**Your instructions**:
Everything from the first line of the data below through the line that contains "triplet_loss = [0.0, 0.0, 0.93]" should be written out exactly, please, and nothing more; the pictures stay out.

━━━━━━

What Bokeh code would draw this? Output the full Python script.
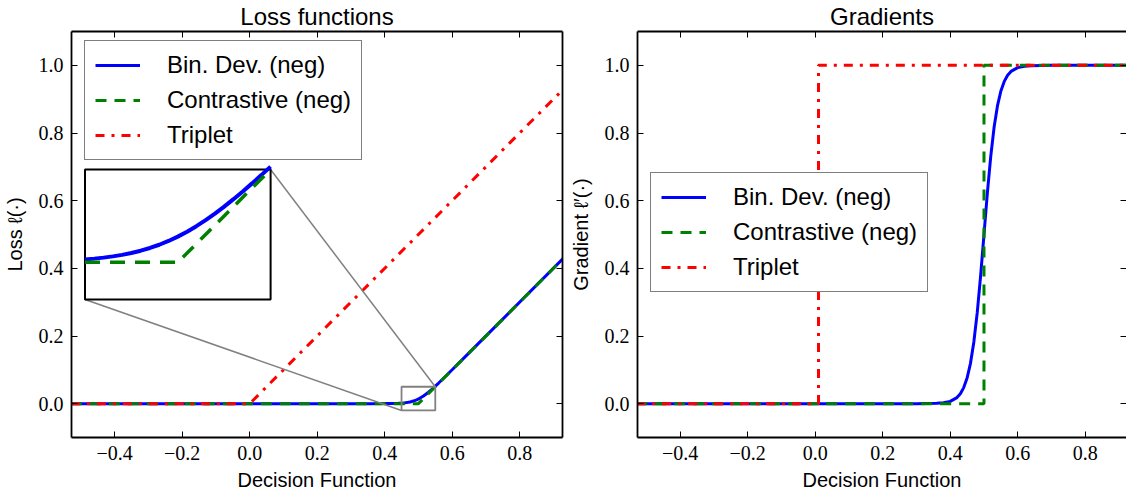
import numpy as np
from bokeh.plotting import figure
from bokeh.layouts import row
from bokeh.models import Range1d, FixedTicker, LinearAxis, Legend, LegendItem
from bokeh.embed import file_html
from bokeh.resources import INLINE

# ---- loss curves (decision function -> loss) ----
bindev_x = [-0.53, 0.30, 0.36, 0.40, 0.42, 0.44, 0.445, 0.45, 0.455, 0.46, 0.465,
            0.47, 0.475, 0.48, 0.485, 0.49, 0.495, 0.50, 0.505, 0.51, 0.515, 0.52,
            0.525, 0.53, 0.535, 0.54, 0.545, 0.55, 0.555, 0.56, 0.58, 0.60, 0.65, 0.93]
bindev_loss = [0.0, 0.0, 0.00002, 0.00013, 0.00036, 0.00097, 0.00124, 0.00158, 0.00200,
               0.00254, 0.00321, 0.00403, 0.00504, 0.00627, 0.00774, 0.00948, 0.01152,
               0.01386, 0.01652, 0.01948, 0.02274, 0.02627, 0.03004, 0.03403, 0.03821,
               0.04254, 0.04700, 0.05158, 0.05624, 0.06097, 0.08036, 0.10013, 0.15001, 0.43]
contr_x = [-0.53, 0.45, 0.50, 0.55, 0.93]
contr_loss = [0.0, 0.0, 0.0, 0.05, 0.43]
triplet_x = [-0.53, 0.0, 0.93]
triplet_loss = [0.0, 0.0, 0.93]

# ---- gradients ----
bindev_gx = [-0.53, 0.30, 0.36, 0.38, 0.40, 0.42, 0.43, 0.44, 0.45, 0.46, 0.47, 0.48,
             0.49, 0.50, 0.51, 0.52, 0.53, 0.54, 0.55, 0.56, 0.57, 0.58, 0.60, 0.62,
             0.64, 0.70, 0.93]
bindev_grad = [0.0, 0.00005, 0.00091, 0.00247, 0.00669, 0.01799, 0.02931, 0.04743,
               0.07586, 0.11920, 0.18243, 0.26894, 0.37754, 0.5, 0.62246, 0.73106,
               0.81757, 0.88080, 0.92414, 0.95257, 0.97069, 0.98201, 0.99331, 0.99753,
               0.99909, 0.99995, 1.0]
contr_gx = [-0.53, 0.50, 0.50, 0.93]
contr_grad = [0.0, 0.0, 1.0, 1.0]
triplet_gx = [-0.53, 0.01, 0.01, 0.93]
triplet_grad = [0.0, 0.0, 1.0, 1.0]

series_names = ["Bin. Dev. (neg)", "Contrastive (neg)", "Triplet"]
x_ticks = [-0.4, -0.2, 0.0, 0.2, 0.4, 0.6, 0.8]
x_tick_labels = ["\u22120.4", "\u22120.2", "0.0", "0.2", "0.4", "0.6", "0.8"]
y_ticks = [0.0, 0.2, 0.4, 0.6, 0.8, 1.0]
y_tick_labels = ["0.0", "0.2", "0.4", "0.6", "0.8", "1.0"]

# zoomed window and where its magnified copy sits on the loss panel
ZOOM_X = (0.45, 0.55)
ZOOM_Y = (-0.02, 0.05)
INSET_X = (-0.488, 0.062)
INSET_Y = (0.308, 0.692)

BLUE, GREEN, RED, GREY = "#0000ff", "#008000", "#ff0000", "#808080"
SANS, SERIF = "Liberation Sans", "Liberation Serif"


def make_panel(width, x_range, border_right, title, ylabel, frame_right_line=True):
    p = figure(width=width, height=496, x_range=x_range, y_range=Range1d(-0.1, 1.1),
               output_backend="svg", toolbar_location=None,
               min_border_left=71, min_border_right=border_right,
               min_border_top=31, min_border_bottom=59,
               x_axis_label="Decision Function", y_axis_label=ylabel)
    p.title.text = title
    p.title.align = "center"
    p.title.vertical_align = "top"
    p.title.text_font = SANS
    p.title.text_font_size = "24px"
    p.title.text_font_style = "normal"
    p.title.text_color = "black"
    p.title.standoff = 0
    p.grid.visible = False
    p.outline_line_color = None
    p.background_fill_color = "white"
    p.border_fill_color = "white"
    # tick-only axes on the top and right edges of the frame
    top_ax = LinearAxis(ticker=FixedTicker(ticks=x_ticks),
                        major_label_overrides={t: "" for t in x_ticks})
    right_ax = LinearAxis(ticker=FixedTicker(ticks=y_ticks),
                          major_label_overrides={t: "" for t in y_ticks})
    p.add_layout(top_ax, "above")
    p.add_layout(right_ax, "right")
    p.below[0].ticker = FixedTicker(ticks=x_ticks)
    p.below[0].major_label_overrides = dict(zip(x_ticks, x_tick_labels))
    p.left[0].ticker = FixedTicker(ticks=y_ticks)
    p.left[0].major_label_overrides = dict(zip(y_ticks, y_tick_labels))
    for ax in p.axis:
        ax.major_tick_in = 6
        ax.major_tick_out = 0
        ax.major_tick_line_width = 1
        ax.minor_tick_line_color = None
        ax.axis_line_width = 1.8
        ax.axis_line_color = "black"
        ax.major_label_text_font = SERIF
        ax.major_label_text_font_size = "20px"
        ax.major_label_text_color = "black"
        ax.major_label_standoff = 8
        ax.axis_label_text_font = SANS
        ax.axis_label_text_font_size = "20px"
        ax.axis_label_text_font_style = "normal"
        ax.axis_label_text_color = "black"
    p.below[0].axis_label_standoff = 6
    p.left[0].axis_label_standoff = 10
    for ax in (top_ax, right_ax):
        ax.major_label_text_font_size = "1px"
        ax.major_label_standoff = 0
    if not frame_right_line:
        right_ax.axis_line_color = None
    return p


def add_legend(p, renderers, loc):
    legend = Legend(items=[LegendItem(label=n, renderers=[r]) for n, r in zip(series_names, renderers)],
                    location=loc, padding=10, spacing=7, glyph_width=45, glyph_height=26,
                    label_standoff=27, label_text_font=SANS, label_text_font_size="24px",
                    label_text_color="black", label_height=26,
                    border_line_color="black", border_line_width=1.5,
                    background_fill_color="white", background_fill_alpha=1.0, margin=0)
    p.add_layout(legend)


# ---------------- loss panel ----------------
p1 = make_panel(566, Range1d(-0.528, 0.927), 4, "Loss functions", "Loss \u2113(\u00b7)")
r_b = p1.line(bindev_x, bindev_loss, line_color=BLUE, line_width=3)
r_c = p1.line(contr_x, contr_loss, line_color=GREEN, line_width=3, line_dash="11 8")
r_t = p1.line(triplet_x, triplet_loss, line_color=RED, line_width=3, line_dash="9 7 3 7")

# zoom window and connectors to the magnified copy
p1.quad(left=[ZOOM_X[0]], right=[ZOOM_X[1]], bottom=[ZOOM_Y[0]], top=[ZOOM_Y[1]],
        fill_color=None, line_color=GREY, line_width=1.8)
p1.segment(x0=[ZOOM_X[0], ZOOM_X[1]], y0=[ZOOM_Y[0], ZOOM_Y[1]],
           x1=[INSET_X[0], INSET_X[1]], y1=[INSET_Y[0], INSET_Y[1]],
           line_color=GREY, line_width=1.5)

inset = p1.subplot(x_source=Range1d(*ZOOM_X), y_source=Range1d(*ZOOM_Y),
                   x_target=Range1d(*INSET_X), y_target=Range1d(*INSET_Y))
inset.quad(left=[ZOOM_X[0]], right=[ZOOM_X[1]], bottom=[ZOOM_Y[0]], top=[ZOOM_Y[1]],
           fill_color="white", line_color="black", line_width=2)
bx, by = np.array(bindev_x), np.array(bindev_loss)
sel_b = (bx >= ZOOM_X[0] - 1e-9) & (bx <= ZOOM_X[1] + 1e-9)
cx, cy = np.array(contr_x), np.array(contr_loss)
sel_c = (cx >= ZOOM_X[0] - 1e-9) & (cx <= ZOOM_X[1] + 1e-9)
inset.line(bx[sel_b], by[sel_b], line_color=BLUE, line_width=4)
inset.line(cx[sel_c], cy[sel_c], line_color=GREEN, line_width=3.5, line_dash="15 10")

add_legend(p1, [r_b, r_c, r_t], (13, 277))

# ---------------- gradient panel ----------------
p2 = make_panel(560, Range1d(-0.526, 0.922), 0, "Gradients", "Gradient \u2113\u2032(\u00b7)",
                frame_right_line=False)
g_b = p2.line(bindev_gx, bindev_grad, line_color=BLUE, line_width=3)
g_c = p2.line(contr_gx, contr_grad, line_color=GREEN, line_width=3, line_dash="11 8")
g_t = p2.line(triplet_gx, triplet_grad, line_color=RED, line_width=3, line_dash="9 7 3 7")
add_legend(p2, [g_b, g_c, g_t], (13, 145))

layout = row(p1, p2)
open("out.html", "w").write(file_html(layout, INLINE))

━━━━━━

**Reply**:
What Bokeh code would draw this? Output the full Python script.
import numpy as np
from bokeh.plotting import figure
from bokeh.layouts import row
from bokeh.models import Range1d, FixedTicker, LinearAxis, Legend, LegendItem
from bokeh.embed import file_html
from bokeh.resources import INLINE

# ---- loss curves (decision function -> loss) ----
bindev_x = [-0.53, 0.30, 0.36, 0.40, 0.42, 0.44, 0.445, 0.45, 0.455, 0.46, 0.465,
            0.47, 0.475, 0.48, 0.485, 0.49, 0.495, 0.50, 0.505, 0.51, 0.515, 0.52,
            0.525, 0.53, 0.535, 0.54, 0.545, 0.55, 0.555, 0.56, 0.58, 0.60, 0.65, 0.93]
bindev_loss = [0.0, 0.0, 0.00002, 0.00013, 0.00036, 0.00097, 0.00124, 0.00158, 0.00200,
               0.00254, 0.00321, 0.00403, 0.00504, 0.00627, 0.00774, 0.00948, 0.01152,
               0.01386, 0.01652, 0.01948, 0.02274, 0.02627, 0.03004, 0.03403, 0.03821,
               0.04254, 0.04700, 0.05158, 0.05624, 0.06097, 0.08036, 0.10013, 0.15001, 0.43]
contr_x = [-0.53, 0.45, 0.50, 0.55, 0.93]
contr_loss = [0.0, 0.0, 0.0, 0.05, 0.43]
triplet_x = [-0.53, 0.0, 0.93]
triplet_loss = [0.0, 0.0, 0.93]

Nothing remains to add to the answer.